At the moment when the first of those decisions is taken, the rural exceptions policy is dead, because shockwaves will go around the country rapidly and word will get around that this policy that has worked for 25 years; that has helped to secure housing in loads of areas for people in need; that has kept communities together; and that has given employment opportunities to people who need to work on a relatively low wage in such areas is no longer viable because people can no longer be confident that a section 106 agreement will bite and will remain in force. That is the terrible consequence of the Bill.

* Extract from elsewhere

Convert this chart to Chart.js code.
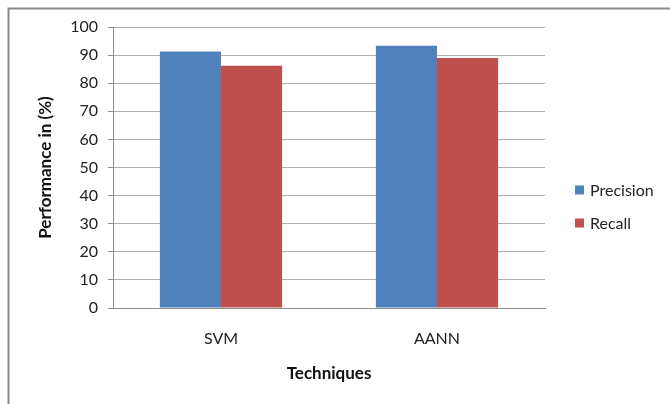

Amendment 4 is very modest. The Minister knows that its purpose is very limited. It is restricted to excepting four circumstances from the general impact of clause 6. It would exclude developments in national parks, in areas of outstanding natural beauty and in rural areas where the exceptions policy applies, as defined by section 157 of the Housing Act 1985. As a result of my discussion with the Minister, I have added a fourth circumstance: developments approved subject to neighbourhood development orders. In the course of our conversation, it became clear that some communities that are considering neighbourhood plans may well give consent to a development on the basis that it is affordable and would not want that to be subverted by the viability test in clause 6.

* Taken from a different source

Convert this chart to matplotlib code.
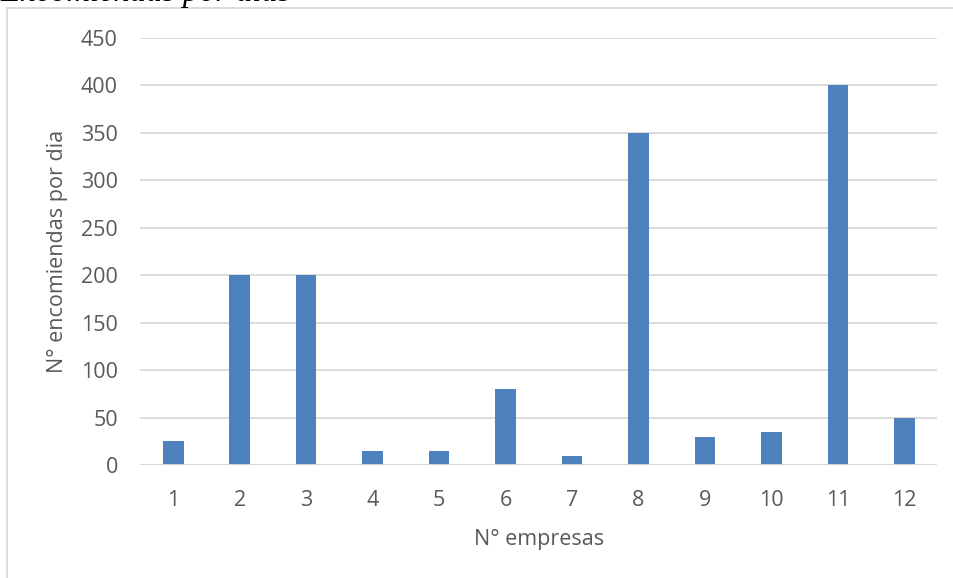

My amendments are tightly defined and would safeguard a policy that has been hugely successful and that is subscribed to by parties across the House. If they are accepted, there will be a huge sigh of relief in many rural communities that are rightly concerned that the Bill will subvert something that is of value to them and to people in housing need. I hope that the Minister is persuaded by the evidence that he heard from the people I brought to see him and by the logic of the amendments, and will feel free to support them tonight.